Tanpa menjelaskan apa yang menyebabkan para artis menolak wawancara, mungkin
mereka lagi lelah habis syuting sampai pagi, mungkin mereka ingin privasi
mereka tidak diumbar, atau mungkin mereka sedang pusing atas masalah mereka.
Bentuk
hegemoni PN Timah yang terjadi di Belitong dijalankan dengan dua cara, yaitu kekerasan
dan persuasi. Cara kekerasan (represif/dominasi)

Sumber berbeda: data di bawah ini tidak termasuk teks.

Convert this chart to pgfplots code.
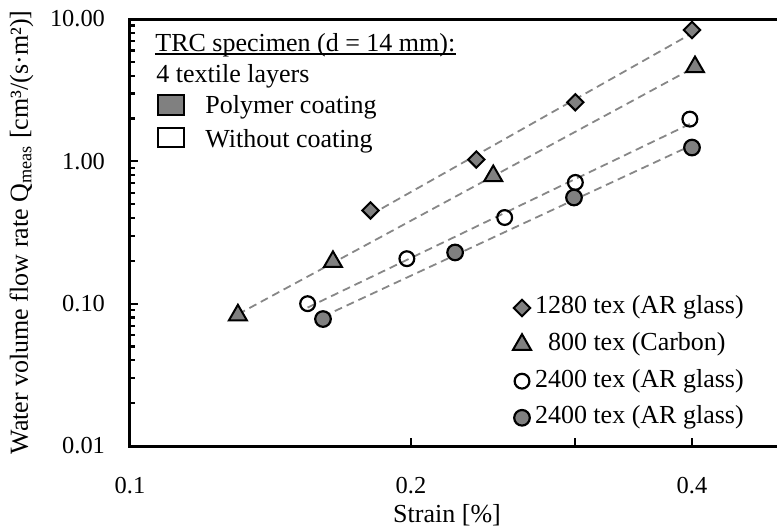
\documentclass[border=0pt]{standalone}
\usepackage{pgfplots}
\pgfplotsset{compat=1.18}
\usepackage{fontspec}
\setmainfont{Liberation Serif}
\definecolor{mgray}{RGB}{128,128,128}
\definecolor{lgray}{RGB}{135,135,135}
\begin{document}
\fontsize{13}{15.5}\selectfont
\begin{tikzpicture}[font=\fontsize{13}{15.5}\selectfont]
\begin{axis}[
  name=ax,
  scale only axis,
  width=323.5pt, height=213.5pt,
  xmode=log, ymode=log,
  xmin=0.1, xmax=0.4933,
  ymin=0.01, ymax=10,
  axis x line*=box, axis y line*=left,
  axis line style={line width=1.5pt, line cap=rect},
  xtick pos=left, ytick pos=left,
  tick align=inside,
  xtick={0.1,0.2,0.3,0.4},
  xticklabels={0.1,0.2,,0.4},
  ytick={0.01,0.1,1,10},
  yticklabels={0.01,0.10,1.00,10.00},
  minor ytick={0.02,0.03,0.04,0.05,0.06,0.07,0.08,0.09,0.2,0.3,0.4,0.5,0.6,0.7,0.8,0.9,2,3,4,5,6,7,8,9},
  minor xtick={},
  major tick length=4pt,
  minor tick length=2.5pt,
  every tick/.style={black, line width=1.1pt},
  every tick label/.append style={font=\fontsize{12.2}{14}\selectfont},
  xticklabel shift=11pt,
  yticklabel shift=8pt,
  xticklabel style={font=\fontsize{12.2}{14}\selectfont},
  yticklabel style={font=\fontsize{12.2}{14}\selectfont},
  xlabel={Strain [\%]},
  xlabel style={at={(axis description cs:0.49,-0.180)}, anchor=base, font=\fontsize{13}{15.5}\selectfont},
  ylabel={Water volume flow rate Q\textsubscript{meas} [cm³/(s·m²)]},
  ylabel style={at={(axis description cs:-0.158,0.5)}, anchor=base, font=\fontsize{13}{15.5}\selectfont},
  legend cell align=left,
  legend image code/.code={\draw[#1] plot coordinates {(0.15cm,0cm)}; \path (0cm,0cm) (0.272cm,0cm);},
  legend style={draw=none, fill=none, inner sep=0pt, outer sep=0pt,
    at={(axis description cs:0.592,0.3607)}, anchor=north west,
    row sep=2.3pt,
    nodes={inner sep=2pt, text height=9pt, text depth=3pt},
    font=\fontsize{13}{15.5}\selectfont},
  clip=false,
]
% trend lines
\addplot[forget plot, lgray, line width=0.9pt, dash pattern=on 4pt off 2.5pt] coordinates {(0.181,0.421) (0.40,7.93)};
\addplot[forget plot, lgray, line width=0.9pt, dash pattern=on 4pt off 2.5pt] coordinates {(0.1305,0.0842) (0.403,4.6)};
\addplot[forget plot, lgray, line width=0.9pt, dash pattern=on 4pt off 2.5pt] coordinates {(0.155,0.0939) (0.398,1.83)};
\addplot[forget plot, lgray, line width=0.9pt, dash pattern=on 4pt off 2.5pt] coordinates {(0.161,0.0812) (0.40,1.30)};
% data
\addplot[only marks, mark=square*, mark size=2.9pt, mark options={rotate=45, fill=mgray, draw=black, line width=1pt}]
  coordinates {(0.181,0.452) (0.235,1.03) (0.30,2.60) (0.40,8.37)};
\addlegendentry{1280 tex (AR glass)}
\addplot[only marks, mark=triangle*, mark size=5.2pt, mark options={fill=mgray, draw=black, line width=1pt}]
  coordinates {(0.1305,0.083) (0.165,0.197) (0.245,0.79) (0.403,4.6)};
\addlegendentry{\phantom{1}800 tex (Carbon)}
\addplot[only marks, mark=o, mark size=3.7pt, mark options={fill=white, draw=black, line width=1.1pt}]
  coordinates {(0.155,0.10) (0.198,0.207) (0.252,0.403) (0.30,0.711) (0.398,1.98)};
\addlegendentry{2400 tex (AR glass)}
\addplot[only marks, mark=*, mark size=3.9pt, mark options={fill=mgray, draw=black, line width=1.1pt}]
  coordinates {(0.161,0.078) (0.223,0.229) (0.299,0.557) (0.40,1.25)};
\addlegendentry{2400 tex (AR glass)}
% annotation box
\node[anchor=base west, inner sep=0pt] (trc) at ([shift={(12.5pt,-16.2pt)}]rel axis cs:0,1) {TRC specimen (d = 14 mm):};
\draw[line width=0.7pt] ([yshift=-1.3pt]trc.base west) -- ([yshift=-1.3pt]trc.base east);
\node[anchor=base west, inner sep=0pt] at ([shift={(13pt,-31.8pt)}]rel axis cs:0,1) {4 textile layers};
\draw[fill=mgray, line width=1.1pt] ([shift={(14pt,-38pt)}]rel axis cs:0,1) rectangle ([shift={(27pt,-48pt)}]rel axis cs:0,1);
\node[anchor=base west, inner sep=0pt] at ([shift={(37.5pt,-47.3pt)}]rel axis cs:0,1) {Polymer coating};
\draw[fill=white, line width=1.1pt] ([shift={(14pt,-54.5pt)}]rel axis cs:0,1) rectangle ([shift={(27pt,-64pt)}]rel axis cs:0,1);
\node[anchor=base west, inner sep=0pt] at ([shift={(37.5pt,-64.3pt)}]rel axis cs:0,1) {Without coating};
\coordinate (bl) at (rel axis cs:0,0);
\coordinate (tr) at (rel axis cs:1,1);
\end{axis}
\pgfresetboundingbox
\path ([shift={(-65pt,-41.5pt)}]bl) rectangle ([shift={(0pt,9.5pt)}]tr);
\end{tikzpicture}
\end{document}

lebih lebih sering terjadi dibanding cara persuasif dilakukan PN Timah dan
segala perangkat atribut kekuasaanya (Polsus Timah) terhadap strata bawah (kaum
marginal).
Dominasi ekonomi akibat monopoli pengeksplotasian timah telah menjadikan PN
Timah sebagai penguasa tunggal di wilayah Belitong. Kekuatan dan pengaruhnya
mengakar hingga sampai tulang sungsum warga di luar komunitas Gedong. Gedong
adalah representasi dan simbul kekuatan kapital PN Timah. Tembok panjang
pembatas wilayah Gedong dan Urban adalah bukti nyata dari sebuah hegemoni
kekuasaan. Sebagai batas teritorial, tembok-tembok itu dijaga ketat oleh Polsus
Timah, yang tak sembarang orang bisa melewatinya.